::: DATA EXCERPT :::
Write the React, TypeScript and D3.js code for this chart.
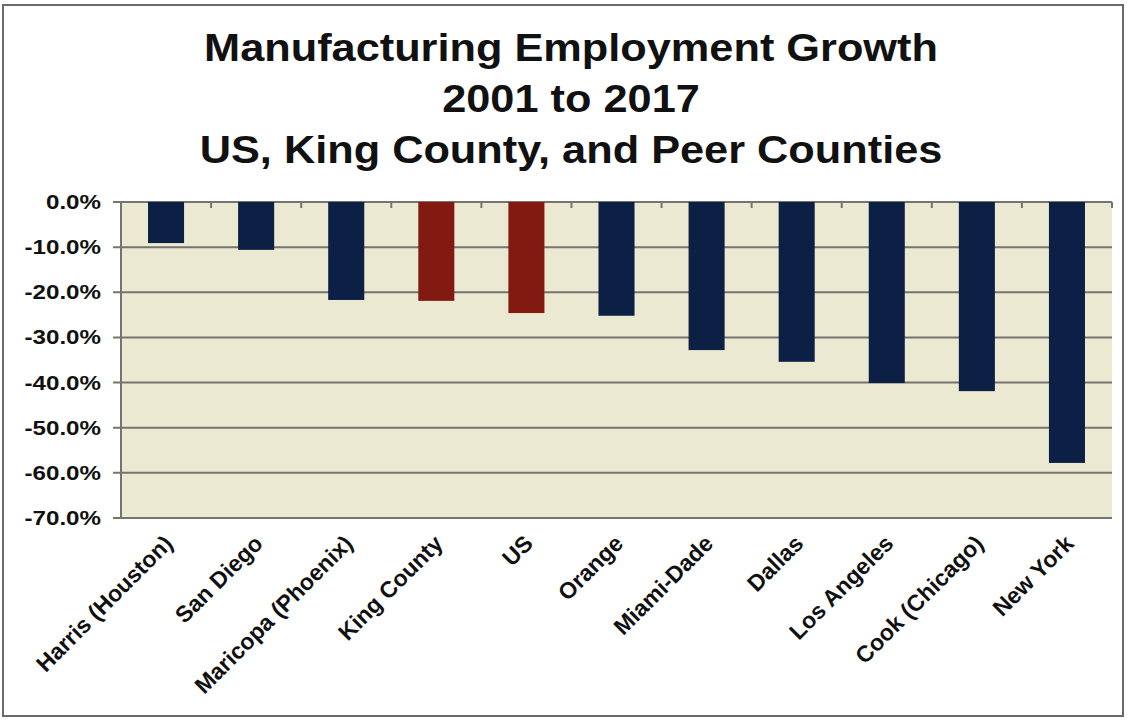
import React from "react";
import * as d3 from "d3";

const categories = ["Harris (Houston)", "San Diego", "Maricopa (Phoenix)", "King County", "US", "Orange", "Miami-Dade", "Dallas", "Los Angeles", "Cook (Chicago)", "New York"];
const values = [-9.1, -10.6, -21.7, -21.9, -24.6, -25.2, -32.8, -35.4, -40.1, -41.9, -57.8];
const highlighted = ["King County", "US"];
const yTicks = [0, -10, -20, -30, -40, -50, -60, -70];
const titleLines = ["Manufacturing Employment Growth", "2001 to 2017", "US, King County, and Peer Counties"];

const W = 1127, H = 721;
const m = { left: 121, right: 1112, top: 202, bottom: 518 };

export default function App() {
  const x = d3.scaleBand<string>().domain(categories).range([m.left, m.right]).paddingInner(0.6).paddingOuter(0.3);
  const y = d3.scaleLinear().domain([0, -70]).range([m.top, m.bottom]);
  const step = x.step();
  const font = "Arial, 'Liberation Sans', sans-serif";
  const baselines = [61, 112, 163];
  return (
    <svg width={W} height={H} style={{ position: "absolute", left: 0, top: 0 }} fontFamily={font}>
      <rect x={0} y={0} width={W} height={H} fill="#fff" />
      <rect x={3} y={5} width={1120} height={711} fill="none" stroke="#6a6a6a" strokeWidth={2} />
      {titleLines.map((t, i) => (
        <g key={i} transform={`translate(571,${baselines[i]}) scale(1.14,1)`}>
          <text x={0} y={0} textAnchor="middle" fontSize={38} fontWeight="bold" fill="#111">{t}</text>
        </g>
      ))}
      <rect x={m.left} y={m.top} width={m.right - m.left} height={m.bottom - m.top} fill="#ebe9d2" />
      {yTicks.map((t) => (
        <g key={t}>
          <line x1={m.left - 8} x2={m.right} y1={y(t)} y2={y(t)} stroke="#757570" strokeWidth={2} />
          <g transform={`translate(101,${y(t) + 7}) scale(1.15,1)`}>
            <text x={0} y={0} textAnchor="end" fontSize={21} fontWeight="bold" fill="#111">{t.toFixed(1) + "%"}</text>
          </g>
        </g>
      ))}
      <line x1={m.left} x2={m.left} y1={m.top} y2={m.bottom} stroke="#757570" strokeWidth={2} />
      {categories.map((c, i) => (
        <line key={"tk" + i} x1={m.left + step * (i + 1)} x2={m.left + step * (i + 1)} y1={m.top} y2={m.top + 6} stroke="#757570" strokeWidth={2} />
      ))}
      {categories.map((c, i) => (
        <rect key={c} x={x(c)} y={y(0)} width={x.bandwidth()} height={y(values[i]) - y(0)}
          fill={highlighted.includes(c) ? "#821a12" : "#0c1f45"} />
      ))}
      {categories.map((c) => {
        const cx = (x(c) as number) + x.bandwidth() / 2 + 8;
        return (
          <text key={"l" + c} transform={`translate(${cx},${m.bottom + 27}) rotate(-45)`} textAnchor="end" fontSize={23} fontWeight="bold" fill="#111">{c}</text>
        );
      })}
    </svg>
  );
}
:::
AIM OF THE EXERCISE →
Omit the pictures and output all of the other material exactly.

WRITTEN RESPONSE →
Write the React, TypeScript and D3.js code for this chart.
import React from "react";
import * as d3 from "d3";

const categories = ["Harris (Houston)", "San Diego", "Maricopa (Phoenix)", "King County", "US", "Orange", "Miami-Dade", "Dallas", "Los Angeles", "Cook (Chicago)", "New York"];
const values = [-9.1, -10.6, -21.7, -21.9, -24.6, -25.2, -32.8, -35.4, -40.1, -41.9, -57.8];
const highlighted = ["King County", "US"];
const yTicks = [0, -10, -20, -30, -40, -50, -60, -70];
const titleLines = ["Manufacturing Employment Growth", "2001 to 2017", "US, King County, and Peer Counties"];

const W = 1127, H = 721;
const m = { left: 121, right: 1112, top: 202, bottom: 518 };

export default function App() {
  const x = d3.scaleBand<string>().domain(categories).range([m.left, m.right]).paddingInner(0.6).paddingOuter(0.3);
  const y = d3.scaleLinear().domain([0, -70]).range([m.top, m.bottom]);
  const step = x.step();
  const font = "Arial, 'Liberation Sans', sans-serif";
  const baselines = [61, 112, 163];
  return (
    <svg width={W} height={H} style={{ position: "absolute", left: 0, top: 0 }} fontFamily={font}>
      <rect x={0} y={0} width={W} height={H} fill="#fff" />
      <rect x={3} y={5} width={1120} height={711} fill="none" stroke="#6a6a6a" strokeWidth={2} />
      {titleLines.map((t, i) => (
        <g key={i} transform={`translate(571,${baselines[i]}) scale(1.14,1)`}>
          <text x={0} y={0} textAnchor="middle" fontSize={38} fontWeight="bold" fill="#111">{t}</text>
        </g>
      ))}
      <rect x={m.left} y={m.top} width={m.right - m.left} height={m.bottom - m.top} fill="#ebe9d2" />
      {yTicks.map((t) => (
        <g key={t}>
          <line x1={m.left - 8} x2={m.right} y1={y(t)} y2={y(t)} stroke="#757570" strokeWidth={2} />
          <g transform={`translate(101,${y(t) + 7}) scale(1.15,1)`}>
            <text x={0} y={0} textAnchor="end" fontSize={21} fontWeight="bold" fill="#111">{t.toFixed(1) + "%"}</text>
          </g>
        </g>
      ))}
      <line x1={m.left} x2={m.left} y1={m.top} y2={m.bottom} stroke="#757570" strokeWidth={2} />
      {categories.map((c, i) => (
        <line key={"tk" + i} x1={m.left + step * (i + 1)} x2={m.left + step * (i + 1)} y1={m.top} y2={m.top + 6} stroke="#757570" strokeWidth={2} />
      ))}
      {categories.map((c, i) => (
        <rect key={c} x={x(c)} y={y(0)} width={x.bandwidth()} height={y(values[i]) - y(0)}
          fill={highlighted.includes(c) ? "#821a12" : "#0c1f45"} />
      ))}
      {categories.map((c) => {
        const cx = (x(c) as number) + x.bandwidth() / 2 + 8;
        return (
          <text key={"l" + c} transform={`translate(${cx},${m.bottom + 27}) rotate(-45)`} textAnchor="end" fontSize={23} fontWeight="bold" fill="#111">{c}</text>
        );
      })}
    </svg>
  );
}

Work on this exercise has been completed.